**Collected data**

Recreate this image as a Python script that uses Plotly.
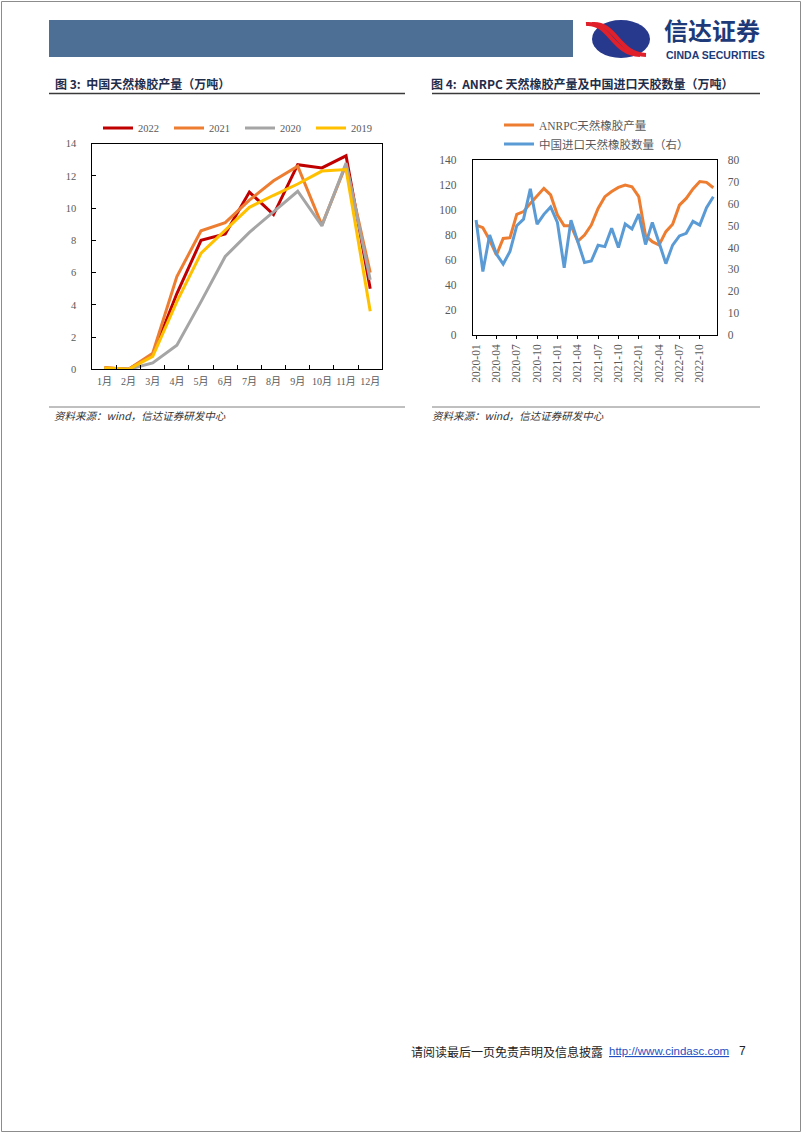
import plotly.graph_objects as go

W, H = 802, 1133

# ---------------- data: chart 3 ----------------
months = ["1月", "2月", "3月", "4月", "5月", "6月", "7月", "8月", "9月", "10月", "11月", "12月"]
y2022 = [0.1, 0.0, 0.9, 4.7, 8.0, 8.4, 11.0, 9.6, 12.7, 12.5, 13.25, 5.0]
y2021 = [0.05, 0.0, 1.0, 5.75, 8.6, 9.1, 10.5, 11.7, 12.6, 8.95, 12.7, 6.0]
y2020 = [0.05, 0.0, 0.4, 1.5, 4.2, 7.0, 8.5, 9.8, 11.05, 8.9, 12.8, 5.55]
y2019 = [0.1, 0.0, 0.8, 4.2, 7.2, 8.6, 10.05, 10.8, 11.5, 12.3, 12.4, 3.6]

# ---------------- data: chart 4 ----------------
dates = [f"{y}-{m:02d}" for y in (2020, 2021, 2022) for m in range(1, 13)]
anrpc = [88, 85.9, 76, 64, 77.3, 77.9, 96.6, 98.8, 105.4, 111.6, 117.5, 112.2,
         96.1, 87.5, 87.5, 75, 80, 88, 101.4, 110.8, 115, 118.2, 120.2, 118.8,
         110.8, 79.5, 74.7, 72, 82.7, 88.6, 104, 109.4, 117, 122.9, 122.3, 118]
imports = [52.6, 29.0, 45.7, 37.0, 32.4, 38.2, 50.0, 53.0, 66.9, 50.7, 55.2, 58.6,
           51.5, 30.7, 52.5, 42.7, 33.1, 33.8, 41.0, 40.4, 48.8, 40.0, 50.8, 48.5,
           55.3, 41.4, 51.5, 42.2, 32.6, 41.1, 45.3, 46.5, 52.0, 50.3, 58.3, 63.3]
tick_dates = dates[::3]

# ---------------- helpers ----------------
def px(x):
    return x / W

def py(y):
    return 1 - y / H

SERIF = "Liberation Serif, 'Times New Roman', 'Noto Sans CJK SC', serif"
CJK = "'Noto Sans CJK SC', sans-serif"
TICKC = "#595959"

fig = go.Figure()

# chart 3 traces
for name, vals, col in [("2022", y2022, "#C00000"), ("2021", y2021, "#ED7D31"),
                        ("2020", y2020, "#A5A5A5"), ("2019", y2019, "#FFC000")]:
    fig.add_trace(go.Scatter(x=months, y=vals, mode="lines", name=name,
                             line=dict(color=col, width=3),
                             xaxis="x", yaxis="y", legend="legend"))

# chart 4 traces
fig.add_trace(go.Scatter(x=dates, y=anrpc, mode="lines", name="ANRPC天然橡胶产量",
                         line=dict(color="#ED7D31", width=3),
                         xaxis="x2", yaxis="y2", legend="legend2"))
fig.add_trace(go.Scatter(x=dates, y=imports, mode="lines", name="中国进口天然橡胶数量（右）",
                         line=dict(color="#5B9BD5", width=3),
                         xaxis="x2", yaxis="y3", legend="legend2"))

base = dict(showgrid=False, zeroline=False, showline=True, linecolor="#000000",
            linewidth=1, mirror=True, automargin=False)

fig.update_layout(
    template="none",
    width=W, height=H, autosize=False,
    margin=dict(l=0, r=0, t=0, b=0, pad=0, autoexpand=False),
    paper_bgcolor="white", plot_bgcolor="white",
    xaxis=dict(domain=[px(92.3), px(382.3)], anchor="y", type="category",
               range=[-0.5, 11.5], tickson="boundaries", ticks="inside", ticklen=4,
               tickangle=0, tickcolor="#000", ticklabelstandoff=3,
               tickfont=dict(family=SERIF, size=10, color=TICKC), **base),
    yaxis=dict(domain=[py(369.3), py(143.7)], anchor="x", range=[0, 14], dtick=2,
               ticks="inside", ticklen=4, tickcolor="#000", ticklabelstandoff=13,
               tickfont=dict(family=SERIF, size=10.5, color=TICKC), **base),
    xaxis2=dict(domain=[px(472.7), px(716.7)], anchor="y2", type="category",
                range=[-0.5, 35.5], tickmode="array", tickvals=tick_dates, ticktext=tick_dates,
                tickangle=-90, ticks="outside", ticklen=3, tickcolor="#000", ticklabelstandoff=1,
                tickfont=dict(family=SERIF, size=11.5, color=TICKC), **base),
    yaxis2=dict(domain=[py(334.7), py(160.3)], anchor="x2", range=[0, 140], dtick=20,
                ticks="", ticklabelstandoff=13,
                tickfont=dict(family=SERIF, size=11.5, color=TICKC), **base),
    yaxis3=dict(overlaying="y2", side="right", anchor="x2", range=[0, 80], dtick=10,
                showgrid=False, zeroline=False, showline=False, automargin=False, ticks="",
                ticklabelstandoff=10,
                tickfont=dict(family=SERIF, size=11.5, color=TICKC)),
    legend=dict(orientation="h", x=px(98), y=py(128), xanchor="left", yanchor="middle",
                font=dict(family=SERIF, size=10.5, color=TICKC), bgcolor="rgba(0,0,0,0)",
                entrywidth=26, entrywidthmode="pixels", tracegroupgap=0),
    legend2=dict(orientation="v", x=px(499), y=py(134.5), xanchor="left", yanchor="middle",
                 font=dict(family=SERIF, size=11.5, color=TICKC), bgcolor="rgba(0,0,0,0)",
                 tracegroupgap=0),
    showlegend=True,
)

shapes = []
# page border
shapes.append(dict(type="rect", xref="paper", yref="paper", x0=px(1.5), x1=px(800.5),
                   y0=py(1131.5), y1=py(1.5), line=dict(color="#8c8c8c", width=1)))
# header bar
shapes.append(dict(type="rect", xref="paper", yref="paper", x0=px(49), x1=px(573),
                   y0=py(57), y1=py(20), fillcolor="#4D6F95", line=dict(width=0)))
# logo sphere
shapes.append(dict(type="circle", xref="paper", yref="paper", x0=px(592), x1=px(650),
                   y0=py(58), y1=py(20), fillcolor="#27398C", line=dict(width=0)))
# logo red ribbons (approximation)
for off in (0, 6):
    shapes.append(dict(type="path", xref="paper", yref="paper",
                       path=f"M {px(586+off)},{py(24)} C {px(610+off)},{py(22)} {px(612+off)},{py(54)} {px(640+off)},{py(55)}",
                       line=dict(color="#E0202A", width=4)))
# title underlines
shapes.append(dict(type="line", xref="paper", yref="paper", x0=px(49), x1=px(405),
                   y0=py(93.5), y1=py(93.5), line=dict(color="#3a3a3a", width=1.5)))
shapes.append(dict(type="line", xref="paper", yref="paper", x0=px(432), x1=px(760),
                   y0=py(93.5), y1=py(93.5), line=dict(color="#3a3a3a", width=1.5)))
# source lines
shapes.append(dict(type="line", xref="paper", yref="paper", x0=px(49), x1=px(405),
                   y0=py(407), y1=py(407), line=dict(color="#808080", width=1)))
shapes.append(dict(type="line", xref="paper", yref="paper", x0=px(432), x1=px(760),
                   y0=py(407), y1=py(407), line=dict(color="#808080", width=1)))
fig.update_layout(shapes=shapes)

ann = []
def text(x, y, t, size=11, color="#000", family=CJK, anchor="left", yanchor="middle", pad=1):
    ann.append(dict(xref="paper", yref="paper", x=px(x), y=py(y), text=t, showarrow=False,
                    xanchor=anchor, yanchor=yanchor, borderpad=pad,
                    font=dict(family=family, size=size, color=color)))

text(663, 48.5, "<b>信达证券</b>", size=24, color="#1E3A78", yanchor="bottom", pad=0)
text(665, 48.5, "<b>CINDA SECURITIES</b>", size=10.5, color="#1E3A78",
     family="Arial, Liberation Sans, sans-serif", yanchor="top", pad=0)
text(53, 83, "<b>图 3:  中国天然橡胶产量（万吨）</b>", size=12, color="#1F2D4A")
text(429, 83, "<b>图 4:  ANRPC 天然橡胶产量及中国进口天胶数量（万吨）</b>", size=12, color="#1F2D4A")
text(52, 415, "<i>资料来源：wind，信达证券研发中心</i>", size=10.5, color="#333")
text(430, 415, "<i>资料来源：wind，信达证券研发中心</i>", size=10.5, color="#333")
text(409, 1051, "请阅读最后一页免责声明及信息披露", size=12, color="#222")
text(607, 1051, "<u>http://www.cindasc.com</u>", size=11.5, color="#1F4FBF", family="Arial, Liberation Sans, sans-serif")
text(737, 1051, "7", size=12, color="#222", family="Arial, Liberation Sans, sans-serif")
fig.update_layout(annotations=ann)

post = ("document.body.style.margin='0';document.body.style.padding='0';"
        "document.documentElement.style.margin='0';document.documentElement.style.overflow='hidden';"
        "document.body.style.overflow='hidden';")
fig.write_html("out.html", post_script=post, config={"displayModeBar": False})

**Your instructions**
Your task is to return the lines above, from the first one up to and including the line containing "W, H = 802, 1133", minus any pictures.

**Task result**
Recreate this image as a Python script that uses Plotly.
import plotly.graph_objects as go

W, H = 802, 1133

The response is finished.